Origin of Acupuncture, Confucius & Me
Approximately 1.7 million years ago, early traces of human activity were recorded in what is now China. Over sprawling stretches of time, human beings developed systems for survival, including healing. Between roughly 100,000 and 4,000 years ago, during what is often referred to as the Clan Commune period, some of the earliest recorded medical practices began to take shape—among them, acupuncture and moxibustion.
One of the most important historical texts in Chinese civilization, the Spring and Autumn Annals (compiled around 550 BCE), offers significant references to these early practices. Acupuncture instruments were described as “stones,” pointing to a time before metal needles, when sharpened stones—known as bian stone—were used therapeutically.
These bian stones were not unrefined tools, but carefully shaped instruments with multiple edges and surfaces designed for specific purposes: draining boils, treating infections, promoting circulation, and performing early forms of bloodletting. In the context of primitive society, they represented a sophisticated and evolving understanding of the body. As experience accumulated, so did the range of conditions treated. Acupuncture continues to grow in use and popularity around the world to this day!
Later interpretations of the Annals, including the Gongyang Commentary, expand on these origins, stating that bian stone therapy developed along the eastern coast of China, where communities relied heavily on fishing and frequently contended with infections. In contrast, moxibustion—a heat-based therapy using the burning of mugwort—emerged in the colder northern regions, where people lived in windy, harsh climates, subsisting on meat and dairy. Abdominal pain and digestive discomfort were common, and the therapeutic use of heat evolved into a formalized medical practice. Over time, these heat therapies became refined into what we now recognize as moxibustion. Today we use moxibustion not only for gastric discomfort but also menstrual pain, turning breech babies, arthritis, sprains and strains, raynauds, fatigue and fertility!
Confucius was born In 551 BCE in the state of Lu, during a time of political instability and moral decline. Witnessing corruption and social fragmentation, he sought to restore ethical governance and personal responsibility. His teachings emphasized reciprocity—five hundred years before Jesus, it was Confucius who believed and taught “Do unto others as you would have done unto you”—and the idea that leadership should be earned through moral integrity, not inherited through wealth or lineage. Though he never achieved the political influence he sought during his lifetime, his philosophical legacy shaped Chinese (and global) thought for centuries, influencing the ethical frameworks within which Chinese medicine developed.

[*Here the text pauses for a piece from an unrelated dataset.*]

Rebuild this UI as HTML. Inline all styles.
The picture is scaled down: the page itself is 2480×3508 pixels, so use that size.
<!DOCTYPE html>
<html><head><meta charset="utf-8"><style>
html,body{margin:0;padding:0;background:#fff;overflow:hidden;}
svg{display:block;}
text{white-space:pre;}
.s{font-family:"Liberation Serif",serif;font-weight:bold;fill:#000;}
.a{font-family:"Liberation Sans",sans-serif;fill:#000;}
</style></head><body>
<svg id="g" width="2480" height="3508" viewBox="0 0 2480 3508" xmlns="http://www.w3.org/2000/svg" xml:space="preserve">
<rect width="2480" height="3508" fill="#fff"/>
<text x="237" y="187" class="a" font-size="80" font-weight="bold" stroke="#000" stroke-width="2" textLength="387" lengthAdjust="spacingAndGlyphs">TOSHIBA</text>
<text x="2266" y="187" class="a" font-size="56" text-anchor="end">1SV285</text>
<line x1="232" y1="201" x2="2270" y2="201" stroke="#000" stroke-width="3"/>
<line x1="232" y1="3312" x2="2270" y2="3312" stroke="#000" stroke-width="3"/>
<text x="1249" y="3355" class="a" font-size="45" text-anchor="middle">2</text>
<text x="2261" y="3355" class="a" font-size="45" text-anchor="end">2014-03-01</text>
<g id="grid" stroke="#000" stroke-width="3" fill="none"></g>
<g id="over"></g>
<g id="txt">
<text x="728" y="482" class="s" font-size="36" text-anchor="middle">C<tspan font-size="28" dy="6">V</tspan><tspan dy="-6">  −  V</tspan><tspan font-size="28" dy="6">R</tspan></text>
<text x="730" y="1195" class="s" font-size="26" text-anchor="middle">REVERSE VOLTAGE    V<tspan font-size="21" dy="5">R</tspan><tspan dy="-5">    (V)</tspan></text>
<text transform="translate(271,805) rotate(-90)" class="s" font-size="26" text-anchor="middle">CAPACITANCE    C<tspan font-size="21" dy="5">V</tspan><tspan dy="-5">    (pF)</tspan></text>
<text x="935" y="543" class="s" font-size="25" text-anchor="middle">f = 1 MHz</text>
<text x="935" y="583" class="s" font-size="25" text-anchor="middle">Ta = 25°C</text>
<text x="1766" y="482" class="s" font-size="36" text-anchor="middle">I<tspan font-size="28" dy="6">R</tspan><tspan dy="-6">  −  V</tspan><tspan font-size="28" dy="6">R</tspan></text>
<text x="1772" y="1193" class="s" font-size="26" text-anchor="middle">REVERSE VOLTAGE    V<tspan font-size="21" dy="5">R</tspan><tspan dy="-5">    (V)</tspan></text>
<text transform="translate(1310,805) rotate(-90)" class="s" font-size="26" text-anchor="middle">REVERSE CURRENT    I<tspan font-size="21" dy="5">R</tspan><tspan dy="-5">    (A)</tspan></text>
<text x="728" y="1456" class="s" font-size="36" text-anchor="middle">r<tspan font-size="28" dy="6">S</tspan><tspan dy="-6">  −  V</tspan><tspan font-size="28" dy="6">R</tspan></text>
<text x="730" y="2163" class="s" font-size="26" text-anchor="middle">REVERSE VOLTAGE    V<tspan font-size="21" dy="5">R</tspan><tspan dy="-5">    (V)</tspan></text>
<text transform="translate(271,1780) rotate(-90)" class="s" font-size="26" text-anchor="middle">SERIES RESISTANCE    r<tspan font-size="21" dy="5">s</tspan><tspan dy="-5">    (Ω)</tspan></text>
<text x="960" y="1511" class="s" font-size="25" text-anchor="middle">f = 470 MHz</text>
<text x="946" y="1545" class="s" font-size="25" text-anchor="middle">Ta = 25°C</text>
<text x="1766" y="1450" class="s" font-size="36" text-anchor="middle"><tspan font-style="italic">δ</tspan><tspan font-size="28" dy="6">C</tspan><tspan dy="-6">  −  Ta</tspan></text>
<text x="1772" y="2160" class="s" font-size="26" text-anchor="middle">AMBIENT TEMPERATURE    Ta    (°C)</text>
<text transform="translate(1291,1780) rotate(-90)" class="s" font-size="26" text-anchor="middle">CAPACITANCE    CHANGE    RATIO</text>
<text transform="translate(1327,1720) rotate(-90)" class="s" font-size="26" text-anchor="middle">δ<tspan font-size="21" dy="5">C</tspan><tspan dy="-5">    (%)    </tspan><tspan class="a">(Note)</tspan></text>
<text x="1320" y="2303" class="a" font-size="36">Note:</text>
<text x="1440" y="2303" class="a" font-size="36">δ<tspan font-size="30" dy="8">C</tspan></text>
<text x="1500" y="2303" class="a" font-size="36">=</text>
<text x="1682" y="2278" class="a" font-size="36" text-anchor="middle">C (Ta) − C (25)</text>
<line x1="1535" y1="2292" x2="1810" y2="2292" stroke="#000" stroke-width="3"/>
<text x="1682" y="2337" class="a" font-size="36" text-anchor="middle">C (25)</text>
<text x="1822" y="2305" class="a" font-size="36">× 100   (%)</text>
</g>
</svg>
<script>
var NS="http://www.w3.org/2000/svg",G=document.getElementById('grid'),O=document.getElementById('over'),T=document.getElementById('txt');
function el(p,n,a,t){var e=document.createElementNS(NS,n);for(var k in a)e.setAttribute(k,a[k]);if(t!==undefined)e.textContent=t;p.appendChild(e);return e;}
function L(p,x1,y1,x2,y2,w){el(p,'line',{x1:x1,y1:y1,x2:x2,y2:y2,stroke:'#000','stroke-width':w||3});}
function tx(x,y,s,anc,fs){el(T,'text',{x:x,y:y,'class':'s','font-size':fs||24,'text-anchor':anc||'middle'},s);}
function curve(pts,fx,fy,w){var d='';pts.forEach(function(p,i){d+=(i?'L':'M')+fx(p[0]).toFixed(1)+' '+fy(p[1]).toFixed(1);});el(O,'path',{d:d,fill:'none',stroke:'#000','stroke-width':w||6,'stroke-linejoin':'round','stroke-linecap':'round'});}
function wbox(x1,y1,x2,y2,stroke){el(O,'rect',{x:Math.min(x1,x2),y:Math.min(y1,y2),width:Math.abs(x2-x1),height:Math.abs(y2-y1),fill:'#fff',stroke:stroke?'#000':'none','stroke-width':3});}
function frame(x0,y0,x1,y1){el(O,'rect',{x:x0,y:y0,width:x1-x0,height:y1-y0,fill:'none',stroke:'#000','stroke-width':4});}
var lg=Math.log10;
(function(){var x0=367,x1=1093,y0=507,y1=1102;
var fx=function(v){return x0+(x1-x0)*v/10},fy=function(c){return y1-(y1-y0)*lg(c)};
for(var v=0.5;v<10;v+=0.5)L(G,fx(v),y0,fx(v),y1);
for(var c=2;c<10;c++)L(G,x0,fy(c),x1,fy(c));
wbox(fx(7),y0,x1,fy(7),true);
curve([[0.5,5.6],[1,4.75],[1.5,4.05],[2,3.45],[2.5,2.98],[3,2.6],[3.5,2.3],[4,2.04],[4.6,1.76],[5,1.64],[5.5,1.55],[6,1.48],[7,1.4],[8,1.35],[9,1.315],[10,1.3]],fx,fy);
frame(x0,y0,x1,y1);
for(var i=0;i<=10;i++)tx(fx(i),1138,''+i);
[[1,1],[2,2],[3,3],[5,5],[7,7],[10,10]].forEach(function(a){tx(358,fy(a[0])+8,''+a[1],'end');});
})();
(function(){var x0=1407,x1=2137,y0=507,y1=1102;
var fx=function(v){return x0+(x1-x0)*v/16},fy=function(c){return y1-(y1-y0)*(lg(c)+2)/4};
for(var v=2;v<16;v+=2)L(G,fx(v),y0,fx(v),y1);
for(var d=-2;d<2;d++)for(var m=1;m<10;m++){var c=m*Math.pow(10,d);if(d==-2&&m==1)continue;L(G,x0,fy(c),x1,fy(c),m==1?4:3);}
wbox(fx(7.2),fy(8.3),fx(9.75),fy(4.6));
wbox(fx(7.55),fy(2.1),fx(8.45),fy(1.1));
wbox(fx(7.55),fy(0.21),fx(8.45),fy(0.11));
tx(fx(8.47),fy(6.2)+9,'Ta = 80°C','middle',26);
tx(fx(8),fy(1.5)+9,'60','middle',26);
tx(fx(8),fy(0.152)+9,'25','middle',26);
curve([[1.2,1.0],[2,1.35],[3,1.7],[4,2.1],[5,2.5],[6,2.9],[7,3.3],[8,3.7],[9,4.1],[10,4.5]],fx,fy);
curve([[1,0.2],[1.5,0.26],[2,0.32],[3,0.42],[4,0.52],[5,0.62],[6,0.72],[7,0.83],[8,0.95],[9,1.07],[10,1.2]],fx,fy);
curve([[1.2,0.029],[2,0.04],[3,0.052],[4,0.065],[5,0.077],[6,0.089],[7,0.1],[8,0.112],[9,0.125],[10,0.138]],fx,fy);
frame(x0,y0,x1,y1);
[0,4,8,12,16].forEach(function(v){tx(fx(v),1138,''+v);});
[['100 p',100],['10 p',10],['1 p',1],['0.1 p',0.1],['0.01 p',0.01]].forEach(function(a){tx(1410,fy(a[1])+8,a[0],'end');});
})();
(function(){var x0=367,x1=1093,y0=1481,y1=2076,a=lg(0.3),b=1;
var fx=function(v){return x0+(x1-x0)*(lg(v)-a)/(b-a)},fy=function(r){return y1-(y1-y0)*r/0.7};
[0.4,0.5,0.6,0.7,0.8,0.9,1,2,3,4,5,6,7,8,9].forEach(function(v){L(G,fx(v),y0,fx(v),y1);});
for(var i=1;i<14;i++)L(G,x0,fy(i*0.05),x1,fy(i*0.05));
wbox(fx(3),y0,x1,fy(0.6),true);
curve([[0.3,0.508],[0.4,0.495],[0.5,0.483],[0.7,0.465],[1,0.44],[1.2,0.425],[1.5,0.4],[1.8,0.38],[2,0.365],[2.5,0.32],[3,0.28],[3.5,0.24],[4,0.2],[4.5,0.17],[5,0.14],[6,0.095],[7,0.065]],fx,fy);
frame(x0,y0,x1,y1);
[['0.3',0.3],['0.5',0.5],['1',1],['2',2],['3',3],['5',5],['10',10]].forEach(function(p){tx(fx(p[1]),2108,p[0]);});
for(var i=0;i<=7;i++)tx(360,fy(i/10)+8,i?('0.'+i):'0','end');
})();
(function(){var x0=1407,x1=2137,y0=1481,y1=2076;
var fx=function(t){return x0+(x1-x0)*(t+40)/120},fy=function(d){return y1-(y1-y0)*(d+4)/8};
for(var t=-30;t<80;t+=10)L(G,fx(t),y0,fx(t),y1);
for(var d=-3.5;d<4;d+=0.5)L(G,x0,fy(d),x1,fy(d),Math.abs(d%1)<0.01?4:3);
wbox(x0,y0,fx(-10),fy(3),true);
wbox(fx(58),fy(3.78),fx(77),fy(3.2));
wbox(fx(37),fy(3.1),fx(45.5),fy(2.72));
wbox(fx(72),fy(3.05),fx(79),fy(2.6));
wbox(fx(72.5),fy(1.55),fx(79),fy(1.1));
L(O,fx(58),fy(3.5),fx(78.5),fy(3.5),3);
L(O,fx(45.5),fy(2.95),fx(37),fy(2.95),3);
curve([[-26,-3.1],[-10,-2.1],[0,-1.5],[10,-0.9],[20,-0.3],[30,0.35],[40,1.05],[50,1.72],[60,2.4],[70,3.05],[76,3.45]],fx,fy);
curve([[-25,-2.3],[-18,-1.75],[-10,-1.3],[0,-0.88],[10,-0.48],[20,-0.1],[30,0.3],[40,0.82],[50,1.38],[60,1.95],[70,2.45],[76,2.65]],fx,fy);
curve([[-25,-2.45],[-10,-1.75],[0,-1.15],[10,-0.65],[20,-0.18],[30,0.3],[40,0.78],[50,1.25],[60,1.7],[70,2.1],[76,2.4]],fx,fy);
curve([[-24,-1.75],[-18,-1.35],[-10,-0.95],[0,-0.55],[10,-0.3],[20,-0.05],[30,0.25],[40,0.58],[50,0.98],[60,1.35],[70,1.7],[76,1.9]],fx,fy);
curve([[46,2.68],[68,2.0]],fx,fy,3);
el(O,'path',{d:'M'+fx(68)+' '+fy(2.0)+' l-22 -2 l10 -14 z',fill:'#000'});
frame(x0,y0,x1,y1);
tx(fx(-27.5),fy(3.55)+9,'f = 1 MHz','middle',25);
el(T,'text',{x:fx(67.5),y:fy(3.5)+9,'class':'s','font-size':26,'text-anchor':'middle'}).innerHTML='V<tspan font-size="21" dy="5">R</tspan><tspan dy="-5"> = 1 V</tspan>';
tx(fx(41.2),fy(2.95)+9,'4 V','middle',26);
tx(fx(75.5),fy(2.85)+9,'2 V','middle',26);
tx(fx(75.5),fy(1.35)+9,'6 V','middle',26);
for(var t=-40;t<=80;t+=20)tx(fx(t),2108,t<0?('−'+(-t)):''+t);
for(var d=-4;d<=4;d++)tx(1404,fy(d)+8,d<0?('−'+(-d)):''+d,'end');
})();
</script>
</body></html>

Confucius had a few schools of thought which focused on social harmony, ethics, and virtuous governance rather than religion. Some of his key ideologies were to cultivate moral virtues based on benevolence, fulfilling social roles within hierarchical relationships, meaning: hierarchies can not be one-way streets, superiors have a moral obligation to be kind, fair, and protective. In return, subordinates owe them respect, obedience, and loyalty . Confucius emphasized the need to maintain a deep respect and care for the elderly, to distinguish human beings from beasts, cultivating moral character, dignity, and building a just society, starting with leadership.
A Practitioner’s Origin
As a child, I was enraptured by the concept of relaxation.
When I was ten years old, I found a deck of cards in a book store titled “52 Relaxing Rituals.” It was clearly designed for adult women—images of someone massaging her neck in traffic, lighting candles, placing cucumbers over her eyes in the bath—but I was captivated. At that age, I didn’t fully register the level of stress in my home, but I felt it. More importantly, I felt the possibility that something could shift within, and I could control that through a ritualistic act. An intentional act that could change how I felt inside and transform the circumstances, through a quiet inner power that I could control and cultivate.
Growing up with emotionally immature parents, both struggling with significant mental health challenges, I had to navigate the world alone. When I encountered these small acts of self-care, in cartoon format on a deck of cards, I was drawn to them instinctively. They felt like an achievable way to connect with what is true, and were showing me a path to a way of life that was surely out there for me. A choice, an uncomplicated, peaceful existence.
At twenty six I found acupuncture. First I received it, then I knew I wanted to live and breathe it as a forever job and way of life. I found a medicine that turns first to the spiritual state of one’s heart to identify disease and paths to healing. I found a medicine that encourages quality of life, relationships, abundance, and fulfilling one’s destiny through the therapeutic ritual of observation, laying on that table, receiving the needles, and then transforming trauma cellularly, getting back on the path of one’s heart's calling.